November 22, 2011
In recent years, it has become increasingly popular politically to tout one's own policies as being the greenest of the green. Rhetoric involving "green" jobs and sustainability has come to the forefront and symbolic shows of strength against climate change are on the rise as various countries' politicians each want to demonstrate their own personal commitment. However, this piecemeal exercise in which a random smattering of countries takes action is unlikely to change anything at all, says Bjørn Lomborg, an adjunct professor at Copenhagen Business School.
For example, the Danish government intends to expand wind power dramatically by 2020. That is a significant gesture, but, since the country is part of the European Union's emissions-trading scheme, it will mean absolutely nothing for global carbon dioxide (CO2) emissions. It will simply make coal power cheaper in other EU countries.
- Indeed, costly emission cuts in Denmark and elsewhere are likely to lead to a partial relocation of CO2 emissions to more lenient countries, such as China (where production is less climate-efficient), and thus to an overall increase in global CO2 emissions.

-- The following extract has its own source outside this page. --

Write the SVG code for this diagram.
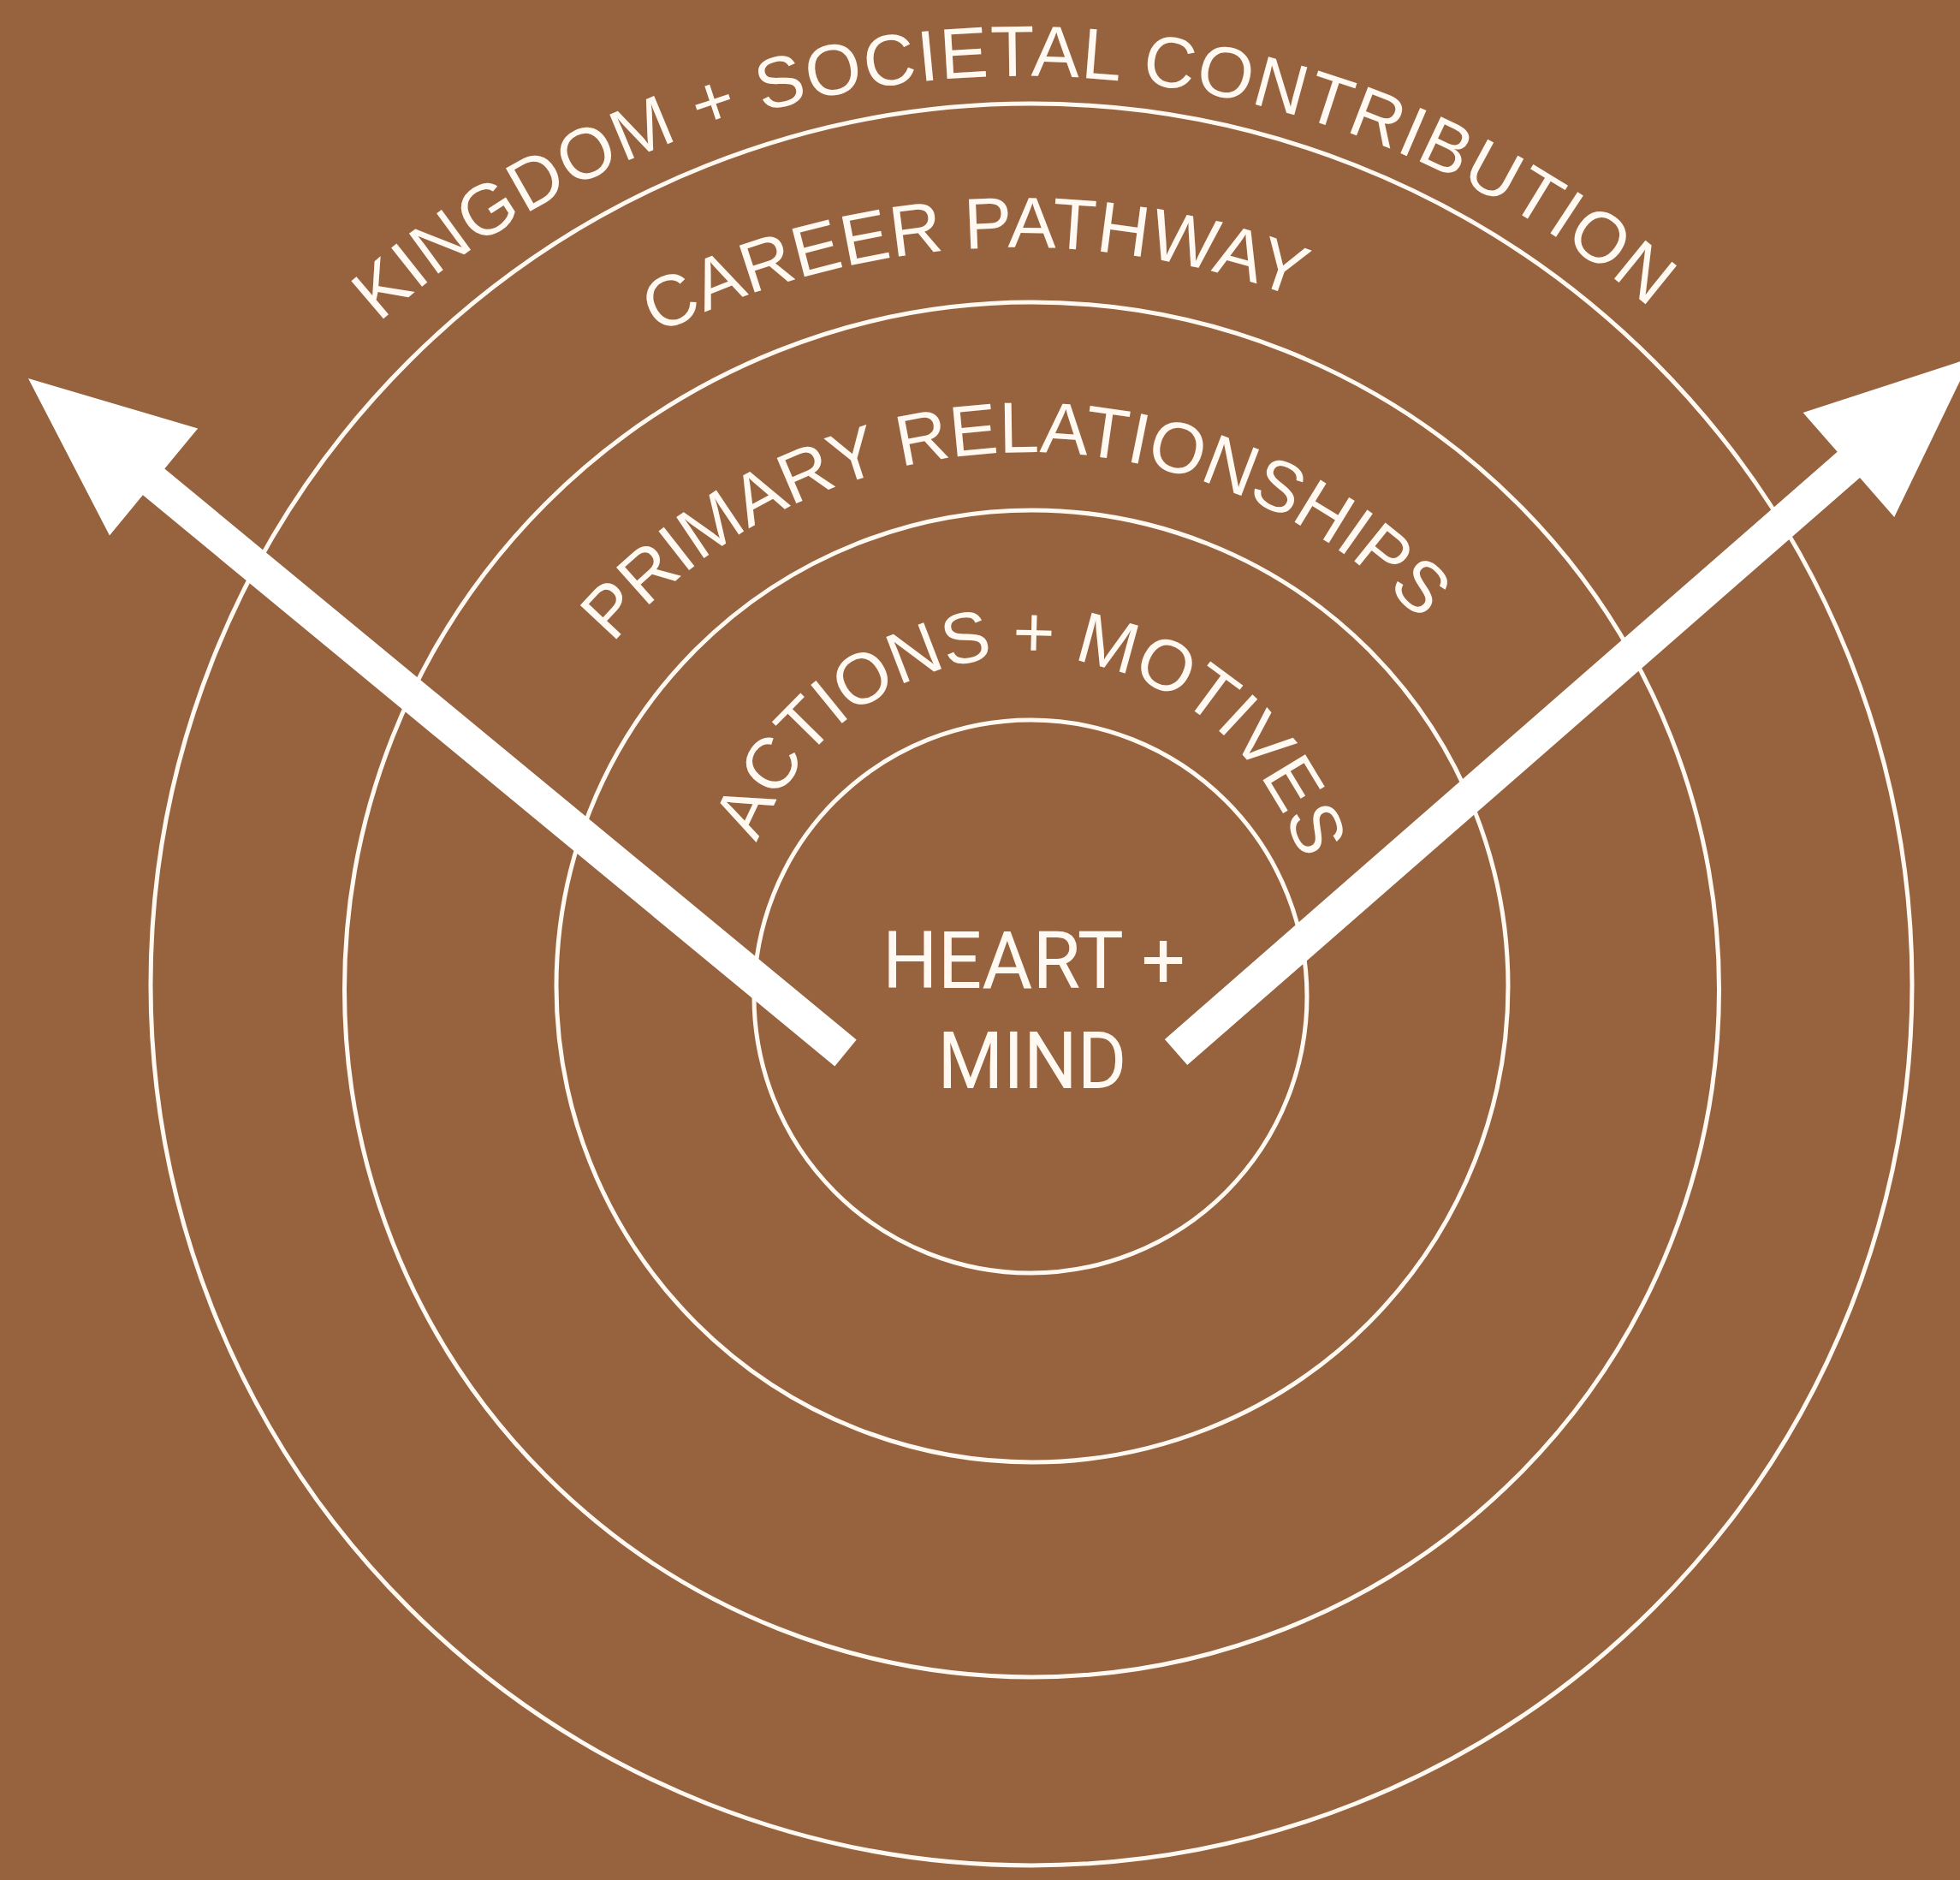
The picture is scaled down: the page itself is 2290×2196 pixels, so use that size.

- The EU has reduced its emissions since 1990, but, at the same time, it has increased imports from China, which alone has produced enough emissions to offset those reductions.
Politicians claim that a green economy will cost nothing, or may even be a source of new growth. Unfortunately, this is not true.
- Globally, there is a clear correlation between higher growth rates and higher CO2 emissions.
- Furthermore, nearly every green energy source is still more expensive than fossil fuels, even when calculating pollution costs.
- Moreover, while green-energy subsidies generate more jobs in green-energy sectors, they also displace similar numbers of jobs elsewhere.
Many politicians are drawn to photo opportunities and lofty rhetoric about "building a green economy." Unfortunately, the green energy policies currently being pursued are not helping the environment or the economy. More likely, they will lead to greater emissions in China, more outsourcing to India, and lower growth rates for the well-intentioned "green" countries.